» **INSTRUCTIONS FOR THE TASK**:
Everything from the first line down to the line containing "border_radius=(6, 6, 0, 0))" is to be retyped exactly, both ends included, with pictures left out.

» **RECORDED INFORMATION**:

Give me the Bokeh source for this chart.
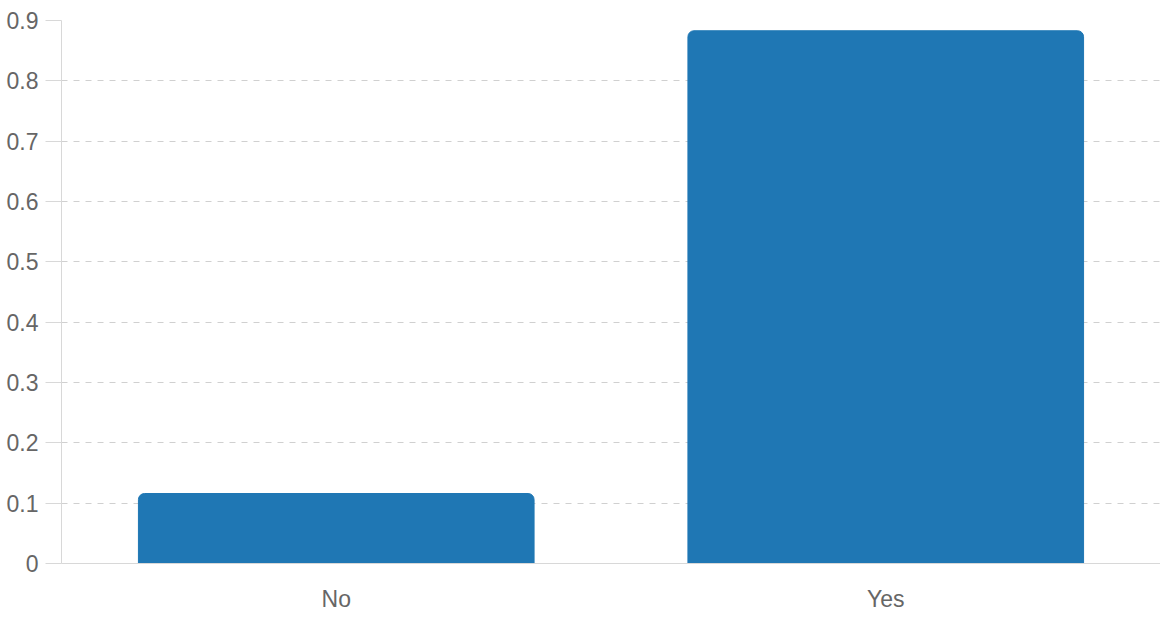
from bokeh.plotting import figure
from bokeh.models import ColumnDataSource, FactorRange, Range1d, FixedTicker
from bokeh.embed import file_html
from bokeh.resources import INLINE

categories = ["No", "Yes"]
values = [0.116, 0.883]
y_ticks = [0, 0.1, 0.2, 0.3, 0.4, 0.5, 0.6, 0.7, 0.8, 0.9]

source = ColumnDataSource(data=dict(cat=categories, val=values))

p = figure(x_range=FactorRange(factors=categories, range_padding=0),
           y_range=Range1d(0, 0.9),
           width=1160, height=614, output_backend="svg", toolbar_location=None,
           min_border_left=61, min_border_right=0, min_border_top=20, min_border_bottom=0)
p.outline_line_color = None

p.vbar(x="cat", top="val", width=0.72, source=source, color="#1f77b4",
       border_radius=(6, 6, 0, 0))

font = "Liberation Sans"
p.yaxis.ticker = FixedTicker(ticks=y_ticks)
p.yaxis.major_label_overrides = {0: "0"}
p.yaxis.axis_line_color = "#d8d8d8"
p.yaxis.major_tick_line_color = "#d8d8d8"
p.yaxis.major_tick_out = 16
p.yaxis.major_tick_in = 0
p.yaxis.minor_tick_line_color = None
p.yaxis.major_label_standoff = 7

p.xaxis.axis_line_color = "#d8d8d8"
p.xaxis.major_tick_line_color = None
p.xaxis.major_tick_out = 0
p.xaxis.major_tick_in = 0
p.xaxis.minor_tick_line_color = None
p.xaxis.major_label_standoff = 22

for ax in (p.xaxis, p.yaxis):
    ax.major_label_text_font = font
    ax.major_label_text_font_size = "23px"
    ax.major_label_text_color = "#666666"

p.xgrid.grid_line_color = None
p.ygrid.grid_line_color = "#d0d0d0"
p.ygrid.grid_line_dash = "6 6"
p.ygrid.grid_line_width = 1

open("out.html", "w").write(file_html(p, INLINE))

» **OUTPUT**:
Give me the Bokeh source for this chart.
from bokeh.plotting import figure
from bokeh.models import ColumnDataSource, FactorRange, Range1d, FixedTicker
from bokeh.embed import file_html
from bokeh.resources import INLINE

categories = ["No", "Yes"]
values = [0.116, 0.883]
y_ticks = [0, 0.1, 0.2, 0.3, 0.4, 0.5, 0.6, 0.7, 0.8, 0.9]

source = ColumnDataSource(data=dict(cat=categories, val=values))

p = figure(x_range=FactorRange(factors=categories, range_padding=0),
           y_range=Range1d(0, 0.9),
           width=1160, height=614, output_backend="svg", toolbar_location=None,
           min_border_left=61, min_border_right=0, min_border_top=20, min_border_bottom=0)
p.outline_line_color = None

p.vbar(x="cat", top="val", width=0.72, source=source, color="#1f77b4",
       border_radius=(6, 6, 0, 0))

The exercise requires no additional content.